The former chief executive of the National Association of Estate Agents (NAEA) has attacked the organisation for its “damaging and self-indulgent” opposition to the controversial seller’s pack – now dubbed the home information pack.
The NAEA this week launched its “biggest campaign ever” to prevent the government from introducing the pack.
It has hired a professional lobby group, Contact, to put pressure on parliament and ministers, and has asked members to send letters to clients to show them how much the packs will cost.
But in a letter to Estates Gazette this week, former NAEA chief executive Hugh Dunsmore-Hardy, who left in November last year, said: “The NAEA has embarked on a
self-indulgent course in accusing the government of poorly researching its proposals to improve the home buying and selling process.”
Citing a raft of consultation papers and reports that support the government’s policy, Dunsmore-Hardy added that the NAEA was “likely to be accused of cynically playing the consumer interest card”.
He said the campaign would make the organisation appear “self-protectionist, politically motivated or as Luddites”.
But NAEA president Julie Westby defended the campaign, saying: “I look like a militant leader because of this campaign, but I’m really not at all.”
She added: “I’m simply doing what the council and the members say we should do.
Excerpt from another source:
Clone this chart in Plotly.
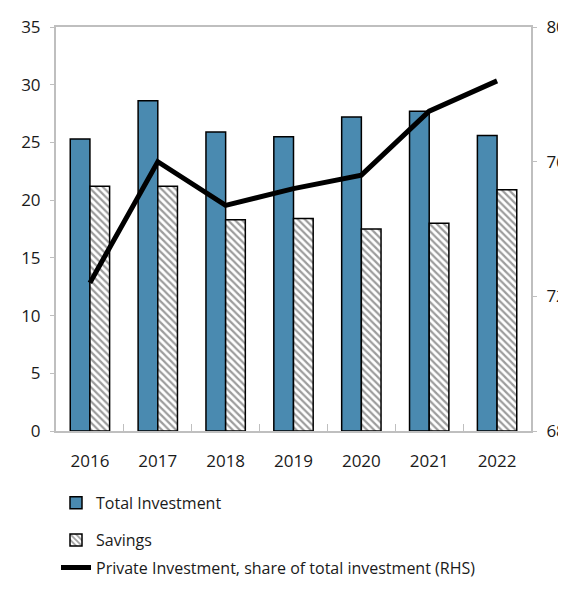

The members have been against the pack for a long time, but for a while the NAEA sat back and waited.
“The reason our official position has swung so far from where it was before is that the government hasn’t really listened to our concerns.
“Even though agents will no longer face criminal sanctions, the government has not shown that it has considered the impact this policy will have.”
In Dunsmore-Hardy’s time the NAEA was in favour of the seller’s pack, as long as the government dropped proposals to enforce them using criminal sanctions, and subsequently it claimed it was “neutral”.
But opposition from members and groups such as SPLINTA caused Dunsmore-Hardy’s resignation in November and a reversal of the position.
Dunsmore-Hardy now works for Surveyors and Valuers Accreditation, a quango responsible for promoting the pack.